** START OF Data section **

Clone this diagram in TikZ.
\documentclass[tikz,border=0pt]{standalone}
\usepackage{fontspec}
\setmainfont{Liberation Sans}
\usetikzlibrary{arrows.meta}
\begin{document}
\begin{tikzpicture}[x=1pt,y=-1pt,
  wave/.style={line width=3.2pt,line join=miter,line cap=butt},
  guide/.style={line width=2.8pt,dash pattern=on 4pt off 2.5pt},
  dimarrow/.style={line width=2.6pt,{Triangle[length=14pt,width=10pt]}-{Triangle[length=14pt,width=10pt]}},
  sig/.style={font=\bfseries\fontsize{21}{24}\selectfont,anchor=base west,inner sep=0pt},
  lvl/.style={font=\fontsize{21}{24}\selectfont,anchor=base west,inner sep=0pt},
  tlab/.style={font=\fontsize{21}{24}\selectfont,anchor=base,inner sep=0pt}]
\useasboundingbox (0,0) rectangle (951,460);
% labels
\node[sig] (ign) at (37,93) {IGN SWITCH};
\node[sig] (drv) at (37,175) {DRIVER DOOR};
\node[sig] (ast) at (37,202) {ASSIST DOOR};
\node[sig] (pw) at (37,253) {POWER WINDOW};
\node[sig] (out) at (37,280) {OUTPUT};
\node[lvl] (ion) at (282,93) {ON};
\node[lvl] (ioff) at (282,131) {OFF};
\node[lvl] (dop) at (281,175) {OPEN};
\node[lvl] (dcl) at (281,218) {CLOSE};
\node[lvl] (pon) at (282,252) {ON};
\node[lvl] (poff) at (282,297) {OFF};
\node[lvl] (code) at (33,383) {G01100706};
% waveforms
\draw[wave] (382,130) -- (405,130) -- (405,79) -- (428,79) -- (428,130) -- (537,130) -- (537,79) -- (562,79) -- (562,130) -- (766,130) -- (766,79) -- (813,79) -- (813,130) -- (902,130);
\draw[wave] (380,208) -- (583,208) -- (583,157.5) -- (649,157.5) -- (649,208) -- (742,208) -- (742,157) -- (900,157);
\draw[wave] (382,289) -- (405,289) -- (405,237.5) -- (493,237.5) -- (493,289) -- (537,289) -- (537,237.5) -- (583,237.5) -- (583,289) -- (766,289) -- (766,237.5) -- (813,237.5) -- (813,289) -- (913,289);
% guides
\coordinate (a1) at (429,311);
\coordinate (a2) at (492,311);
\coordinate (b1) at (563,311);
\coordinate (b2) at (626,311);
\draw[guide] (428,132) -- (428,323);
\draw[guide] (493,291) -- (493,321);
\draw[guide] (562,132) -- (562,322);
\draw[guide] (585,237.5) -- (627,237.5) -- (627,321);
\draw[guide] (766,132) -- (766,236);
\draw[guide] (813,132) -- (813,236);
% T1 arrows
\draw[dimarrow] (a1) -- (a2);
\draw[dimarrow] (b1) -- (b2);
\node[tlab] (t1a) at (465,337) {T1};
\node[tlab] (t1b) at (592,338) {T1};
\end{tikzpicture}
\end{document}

** END OF Data section **

Given task: Transcribe every line of the data, exactly as it stands.

Answer to the exercise:
Clone this diagram in TikZ.
\documentclass[tikz,border=0pt]{standalone}
\usepackage{fontspec}
\setmainfont{Liberation Sans}
\usetikzlibrary{arrows.meta}
\begin{document}
\begin{tikzpicture}[x=1pt,y=-1pt,
  wave/.style={line width=3.2pt,line join=miter,line cap=butt},
  guide/.style={line width=2.8pt,dash pattern=on 4pt off 2.5pt},
  dimarrow/.style={line width=2.6pt,{Triangle[length=14pt,width=10pt]}-{Triangle[length=14pt,width=10pt]}},
  sig/.style={font=\bfseries\fontsize{21}{24}\selectfont,anchor=base west,inner sep=0pt},
  lvl/.style={font=\fontsize{21}{24}\selectfont,anchor=base west,inner sep=0pt},
  tlab/.style={font=\fontsize{21}{24}\selectfont,anchor=base,inner sep=0pt}]
\useasboundingbox (0,0) rectangle (951,460);
% labels
\node[sig] (ign) at (37,93) {IGN SWITCH};
\node[sig] (drv) at (37,175) {DRIVER DOOR};
\node[sig] (ast) at (37,202) {ASSIST DOOR};
\node[sig] (pw) at (37,253) {POWER WINDOW};
\node[sig] (out) at (37,280) {OUTPUT};
\node[lvl] (ion) at (282,93) {ON};
\node[lvl] (ioff) at (282,131) {OFF};
\node[lvl] (dop) at (281,175) {OPEN};
\node[lvl] (dcl) at (281,218) {CLOSE};
\node[lvl] (pon) at (282,252) {ON};
\node[lvl] (poff) at (282,297) {OFF};
\node[lvl] (code) at (33,383) {G01100706};
% waveforms
\draw[wave] (382,130) -- (405,130) -- (405,79) -- (428,79) -- (428,130) -- (537,130) -- (537,79) -- (562,79) -- (562,130) -- (766,130) -- (766,79) -- (813,79) -- (813,130) -- (902,130);
\draw[wave] (380,208) -- (583,208) -- (583,157.5) -- (649,157.5) -- (649,208) -- (742,208) -- (742,157) -- (900,157);
\draw[wave] (382,289) -- (405,289) -- (405,237.5) -- (493,237.5) -- (493,289) -- (537,289) -- (537,237.5) -- (583,237.5) -- (583,289) -- (766,289) -- (766,237.5) -- (813,237.5) -- (813,289) -- (913,289);
% guides
\coordinate (a1) at (429,311);
\coordinate (a2) at (492,311);
\coordinate (b1) at (563,311);
\coordinate (b2) at (626,311);
\draw[guide] (428,132) -- (428,323);
\draw[guide] (493,291) -- (493,321);
\draw[guide] (562,132) -- (562,322);
\draw[guide] (585,237.5) -- (627,237.5) -- (627,321);
\draw[guide] (766,132) -- (766,236);
\draw[guide] (813,132) -- (813,236);
% T1 arrows
\draw[dimarrow] (a1) -- (a2);
\draw[dimarrow] (b1) -- (b2);
\node[tlab] (t1a) at (465,337) {T1};
\node[tlab] (t1b) at (592,338) {T1};
\end{tikzpicture}
\end{document}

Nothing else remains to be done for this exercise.